Firefighters were alerted at about 5:30 a.m. on Dec. 8. Breur left his home near Lake Champlain moments afterward and already had a good idea fire crews were going to be playing defense.
“When I left my house in West Addison I could see it from there. It was visible from everywhere,” he said.
Vergennes City Clerk Joan Devine lives on nearby Armory Lane and saw the fire before 6 a.m. She described flames reaching a hundred feet or more over the building.
“It lit up the sky,” Devine said.
Breur said there was some wood in the structure, including support posts and framing in the office area. The interior and exterior were total losses, he said, although at least five of the six grain towers survived, and it appears the contents were possibly undamaged. CREWS FROM 10 fire departments responded to the fire off Meigs Road in Vergennes Saturday morning, and some of them stayed there 10 hours putting the blaze to bed.
Photo courtesy of Peter Kellerman
Two rail cars on nearby sidings were also damaged, one beyond repair, but one only cosmetically, Breur said. Officials also notified Vermont Railway to postpone a regularly scheduled trip until the firefighters could bring the situation under control.
Fortunately, he said, other structures in the neighborhood were not too close to the building, and the roughly three-dozen firefighters and at least two-dozen trucks from 10 area departments were able to protect other buildings from being damaged.
“The other buildings, thank goodness, were quite a distance away. But you still have to contain it and keep going,” Breur said. “It was all defensive.

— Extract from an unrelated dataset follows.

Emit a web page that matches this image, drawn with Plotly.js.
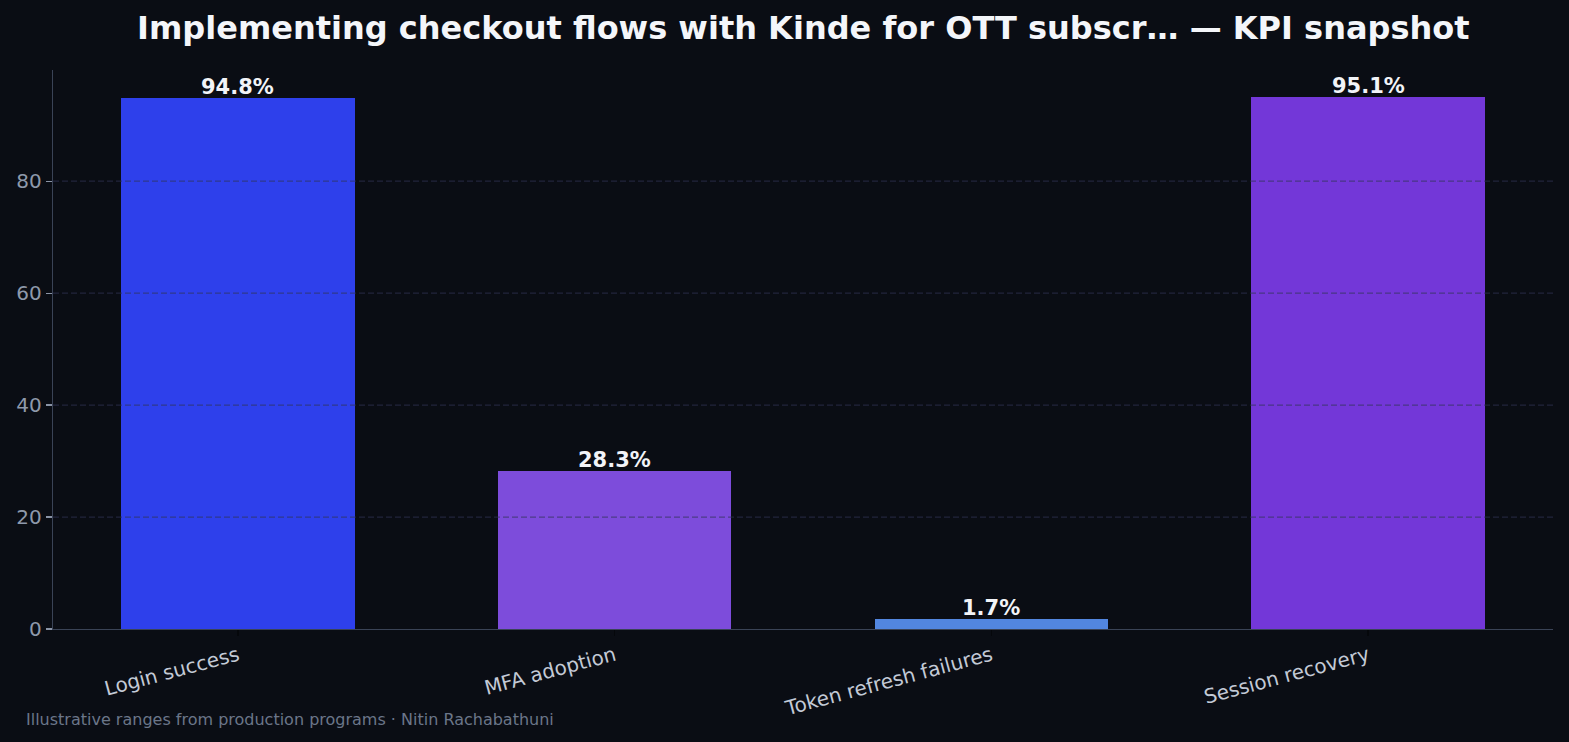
<!DOCTYPE html>
<html>
<head>
<meta charset="utf-8">
<script src="https://cdn.plot.ly/plotly-3.0.1.min.js"></script>
<style>
  html, body { margin: 0; padding: 0; background: #0a0d14; }
  #chart { width: 1569px; height: 742px; }
</style>
</head>
<body>
<div id="chart"></div>
<script>
// KPI categories and their percentage values
const categories = ["Login success", "MFA adoption", "Token refresh failures", "Session recovery"];
const values = [94.8, 28.3, 1.7, 95.1];
const barColors = ["#2e40eb", "#7d4cdb", "#5286df", "#7337d8"];
const yTickValues = [0, 20, 40, 60, 80];

const titleText = "Implementing checkout flows with Kinde for OTT subscr… — KPI snapshot";
const footerText = "Illustrative ranges from production programs · Nitin Rachabathuni";

const FONT = "DejaVu Sans, Verdana, sans-serif";
const yMax = Math.max(...values) * 1.05;
const xPos = categories.map((_, i) => i);

const trace = {
  type: "bar",
  x: xPos,
  y: values,
  width: 0.62,
  marker: { color: barColors, line: { width: 0 } },
  hoverinfo: "skip"
};

// value labels just above each bar
const valueLabels = values.map((v, i) => ({
  text: "<b>" + v.toFixed(1) + "%</b>",
  x: xPos[i], y: v, xref: "x", yref: "y",
  xanchor: "center", yanchor: "bottom",
  yshift: -3,
  showarrow: false,
  font: { family: FONT, size: 21, color: "#f2f4f8" }
}));

// dashed guide lines sit above the bars
const gridShapes = yTickValues.filter(v => v > 0).map(v => ({
  type: "line", xref: "paper", yref: "y",
  x0: 0, x1: 1, y0: v, y1: v,
  layer: "above",
  line: { color: "rgba(48,54,84,0.62)", width: 1.2, dash: "6px,3px" }
}));

const layout = {
  width: 1569, height: 742,
  paper_bgcolor: "#0a0d14",
  plot_bgcolor: "#0a0d14",
  margin: { l: 53, r: 16, t: 70, b: 113 },
  showlegend: false,
  bargap: 0,
  title: {
    text: "<b>" + titleText + "</b>",
    font: { family: FONT, size: 32, color: "#f4f6fa" },
    x: 0.512, xanchor: "center", y: 0.962, yanchor: "middle"
  },
  xaxis: {
    range: [-0.491, 3.491],
    tickmode: "array",
    tickvals: xPos,
    ticktext: categories,
    tickangle: -15,
    ticks: "outside", ticklen: 6, tickcolor: "#05070b", tickwidth: 1.2,
    tickfont: { family: FONT, size: 20, color: "#c3cad6" },
    showgrid: false, zeroline: false,
    showline: true, linecolor: "#3a4356", linewidth: 1.3,
    fixedrange: true
  },
  yaxis: {
    range: [0, yMax],
    tickmode: "array",
    tickvals: yTickValues,
    ticks: "outside", ticklen: 6, tickcolor: "#8a94a6", tickwidth: 1.2,
    tickfont: { family: FONT, size: 20, color: "#8e99ab" },
    showgrid: false, zeroline: false,
    showline: true, linecolor: "#3a4356", linewidth: 1.3,
    fixedrange: true
  },
  shapes: gridShapes,
  annotations: valueLabels.concat([{
    text: footerText,
    xref: "paper", yref: "paper",
    x: -0.0195, y: -0.162, xanchor: "left", yanchor: "middle",
    showarrow: false,
    font: { family: FONT, size: 16, color: "#6b7689" }
  }])
};

Plotly.newPlot("chart", [trace], layout, { displayModeBar: false, staticPlot: true });
</script>
</body>
</html>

There was nothing offensive in the whole piece because it was too late when we got there.”
Firefighters from Ferrisburgh, Addison, New Haven, Monkton, Charlotte, Shelburne, Bridport, Bristol and Hinesburg came to aid the Vergennes Fire Department on the scene, and there was a firefighting presence on Meigs Road for almost 10 hours. Breur on Monday said the department was planning to continue to keep an eye on the site.
Despite the building’s size the property was assessed at just $140,000, according to Devine, with $111,000 of that due to land value.
The cause of the fire is not yet known, although Breur believes it probably started in the building’s north end, near the silos.
“It’s still under investigation,” he said on Monday.